DATA SECTION:
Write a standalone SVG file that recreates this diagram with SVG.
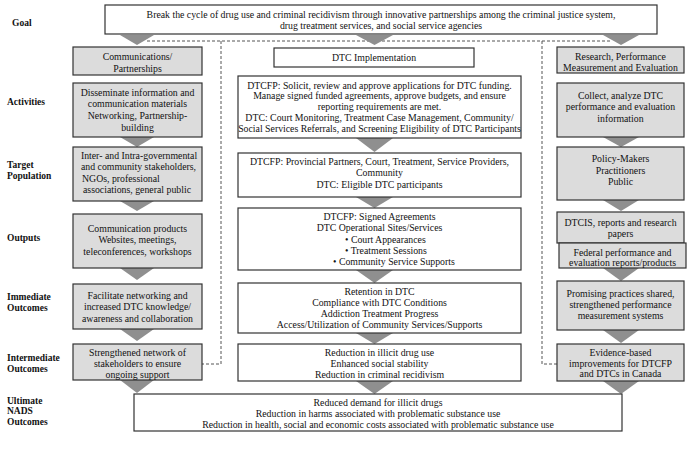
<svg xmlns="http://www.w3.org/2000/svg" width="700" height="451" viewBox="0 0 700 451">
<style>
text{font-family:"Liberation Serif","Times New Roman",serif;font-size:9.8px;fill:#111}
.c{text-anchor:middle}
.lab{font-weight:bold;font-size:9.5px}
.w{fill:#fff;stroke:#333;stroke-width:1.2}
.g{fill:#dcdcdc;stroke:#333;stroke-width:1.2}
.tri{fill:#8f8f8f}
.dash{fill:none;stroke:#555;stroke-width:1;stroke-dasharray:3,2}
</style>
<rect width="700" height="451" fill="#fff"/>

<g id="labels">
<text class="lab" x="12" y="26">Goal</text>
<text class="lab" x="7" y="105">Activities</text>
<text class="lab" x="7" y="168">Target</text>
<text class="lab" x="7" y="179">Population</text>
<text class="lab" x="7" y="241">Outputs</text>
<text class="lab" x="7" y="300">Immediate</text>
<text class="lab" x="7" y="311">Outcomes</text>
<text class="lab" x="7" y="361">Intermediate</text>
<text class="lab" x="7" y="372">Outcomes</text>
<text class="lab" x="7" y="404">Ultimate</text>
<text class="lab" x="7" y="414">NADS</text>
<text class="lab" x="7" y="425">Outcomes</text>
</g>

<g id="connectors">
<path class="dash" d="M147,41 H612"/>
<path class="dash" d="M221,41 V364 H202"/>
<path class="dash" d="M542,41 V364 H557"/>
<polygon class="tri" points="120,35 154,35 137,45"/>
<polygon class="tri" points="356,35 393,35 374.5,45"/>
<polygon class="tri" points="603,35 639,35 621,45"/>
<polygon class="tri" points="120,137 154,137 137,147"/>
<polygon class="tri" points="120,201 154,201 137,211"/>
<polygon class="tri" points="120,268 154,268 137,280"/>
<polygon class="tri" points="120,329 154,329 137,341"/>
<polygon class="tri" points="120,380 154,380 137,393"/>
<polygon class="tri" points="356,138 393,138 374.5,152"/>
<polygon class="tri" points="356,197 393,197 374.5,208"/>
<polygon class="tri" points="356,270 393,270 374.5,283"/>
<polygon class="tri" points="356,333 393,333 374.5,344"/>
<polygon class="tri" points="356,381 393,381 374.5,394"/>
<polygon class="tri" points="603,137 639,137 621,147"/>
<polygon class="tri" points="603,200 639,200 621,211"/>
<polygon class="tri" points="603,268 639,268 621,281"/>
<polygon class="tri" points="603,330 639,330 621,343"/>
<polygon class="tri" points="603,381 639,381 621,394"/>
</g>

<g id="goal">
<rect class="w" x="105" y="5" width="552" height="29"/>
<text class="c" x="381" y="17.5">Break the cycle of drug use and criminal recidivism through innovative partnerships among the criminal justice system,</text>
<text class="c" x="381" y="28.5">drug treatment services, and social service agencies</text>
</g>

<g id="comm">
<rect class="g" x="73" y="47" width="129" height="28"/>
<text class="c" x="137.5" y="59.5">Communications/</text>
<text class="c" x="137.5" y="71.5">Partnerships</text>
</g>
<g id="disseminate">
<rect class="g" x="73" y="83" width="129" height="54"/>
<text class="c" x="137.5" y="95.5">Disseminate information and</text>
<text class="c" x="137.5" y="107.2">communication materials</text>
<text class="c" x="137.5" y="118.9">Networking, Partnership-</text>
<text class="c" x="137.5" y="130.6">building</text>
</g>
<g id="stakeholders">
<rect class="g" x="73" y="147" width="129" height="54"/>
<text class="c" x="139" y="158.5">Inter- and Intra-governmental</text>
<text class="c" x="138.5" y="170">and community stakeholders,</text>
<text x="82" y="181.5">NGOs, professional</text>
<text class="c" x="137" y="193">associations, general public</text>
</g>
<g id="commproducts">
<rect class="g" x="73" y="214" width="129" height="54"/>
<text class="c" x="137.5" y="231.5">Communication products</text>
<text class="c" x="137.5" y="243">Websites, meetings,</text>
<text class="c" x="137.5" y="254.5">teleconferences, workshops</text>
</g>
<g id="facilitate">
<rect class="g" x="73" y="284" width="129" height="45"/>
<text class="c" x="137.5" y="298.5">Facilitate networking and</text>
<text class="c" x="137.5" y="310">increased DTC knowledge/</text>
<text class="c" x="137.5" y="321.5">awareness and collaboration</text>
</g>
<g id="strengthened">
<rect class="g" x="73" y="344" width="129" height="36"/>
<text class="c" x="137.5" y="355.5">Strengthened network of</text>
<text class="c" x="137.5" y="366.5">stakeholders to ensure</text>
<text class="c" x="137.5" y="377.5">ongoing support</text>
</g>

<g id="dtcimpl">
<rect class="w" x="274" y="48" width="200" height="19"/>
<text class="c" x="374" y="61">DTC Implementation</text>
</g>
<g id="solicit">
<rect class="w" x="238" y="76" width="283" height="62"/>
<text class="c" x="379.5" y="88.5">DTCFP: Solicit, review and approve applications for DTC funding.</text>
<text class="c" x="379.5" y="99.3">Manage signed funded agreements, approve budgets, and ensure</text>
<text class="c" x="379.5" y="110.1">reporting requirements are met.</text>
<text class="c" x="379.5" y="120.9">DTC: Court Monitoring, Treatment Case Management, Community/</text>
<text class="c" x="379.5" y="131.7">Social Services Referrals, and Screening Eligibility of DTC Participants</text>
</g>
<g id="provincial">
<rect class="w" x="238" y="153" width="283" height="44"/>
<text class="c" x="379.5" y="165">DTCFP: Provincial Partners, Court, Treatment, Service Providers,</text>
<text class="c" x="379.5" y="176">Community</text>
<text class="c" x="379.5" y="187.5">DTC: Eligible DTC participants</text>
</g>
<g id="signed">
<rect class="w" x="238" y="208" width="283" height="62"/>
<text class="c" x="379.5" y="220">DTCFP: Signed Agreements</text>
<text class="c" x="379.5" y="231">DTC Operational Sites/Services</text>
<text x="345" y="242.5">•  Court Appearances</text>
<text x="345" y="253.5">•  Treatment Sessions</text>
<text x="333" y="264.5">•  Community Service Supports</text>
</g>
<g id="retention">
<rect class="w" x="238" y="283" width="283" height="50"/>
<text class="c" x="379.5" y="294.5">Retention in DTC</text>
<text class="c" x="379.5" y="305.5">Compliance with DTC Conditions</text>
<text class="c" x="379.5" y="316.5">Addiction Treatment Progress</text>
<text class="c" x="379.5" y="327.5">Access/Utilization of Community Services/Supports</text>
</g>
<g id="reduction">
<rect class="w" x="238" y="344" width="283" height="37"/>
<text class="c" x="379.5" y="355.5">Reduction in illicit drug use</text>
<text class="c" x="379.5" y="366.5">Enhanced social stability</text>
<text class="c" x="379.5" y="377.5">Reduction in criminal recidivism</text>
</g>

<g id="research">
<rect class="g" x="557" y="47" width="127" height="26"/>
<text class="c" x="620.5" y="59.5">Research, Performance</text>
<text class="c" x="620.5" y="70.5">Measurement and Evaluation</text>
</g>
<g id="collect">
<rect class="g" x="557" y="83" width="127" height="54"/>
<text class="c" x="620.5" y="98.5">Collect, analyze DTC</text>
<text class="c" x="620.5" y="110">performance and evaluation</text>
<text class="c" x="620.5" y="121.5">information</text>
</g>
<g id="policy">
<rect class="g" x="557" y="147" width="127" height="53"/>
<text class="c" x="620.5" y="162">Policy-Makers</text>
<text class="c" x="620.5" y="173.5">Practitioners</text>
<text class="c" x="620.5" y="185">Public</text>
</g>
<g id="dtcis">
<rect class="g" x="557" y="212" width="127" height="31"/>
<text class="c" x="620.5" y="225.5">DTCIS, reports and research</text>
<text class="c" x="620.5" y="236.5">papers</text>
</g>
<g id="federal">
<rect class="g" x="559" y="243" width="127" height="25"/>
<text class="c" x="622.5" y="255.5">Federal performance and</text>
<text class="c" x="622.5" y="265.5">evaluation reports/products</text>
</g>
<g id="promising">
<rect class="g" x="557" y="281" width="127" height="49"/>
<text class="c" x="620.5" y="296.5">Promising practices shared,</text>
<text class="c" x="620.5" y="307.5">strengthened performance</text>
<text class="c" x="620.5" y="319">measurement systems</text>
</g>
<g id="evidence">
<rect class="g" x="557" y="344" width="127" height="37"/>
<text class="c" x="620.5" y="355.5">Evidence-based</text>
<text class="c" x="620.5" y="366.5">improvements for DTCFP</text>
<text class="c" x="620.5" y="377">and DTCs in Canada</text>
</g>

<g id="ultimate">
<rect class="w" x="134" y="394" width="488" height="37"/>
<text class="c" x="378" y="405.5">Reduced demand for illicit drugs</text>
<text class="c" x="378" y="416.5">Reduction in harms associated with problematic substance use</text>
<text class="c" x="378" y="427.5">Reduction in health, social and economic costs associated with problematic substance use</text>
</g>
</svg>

WHAT THE EXERCISE ASKS:
Each line that holds the word "with" is to be copied.

EXERCISE ANSWER:
Write a standalone SVG file that recreates this diagram with SVG.
<text class="c" x="379.5" y="305.5">Compliance with DTC Conditions</text>
<text class="c" x="378" y="416.5">Reduction in harms associated with problematic substance use</text>
<text class="c" x="378" y="427.5">Reduction in health, social and economic costs associated with problematic substance use</text>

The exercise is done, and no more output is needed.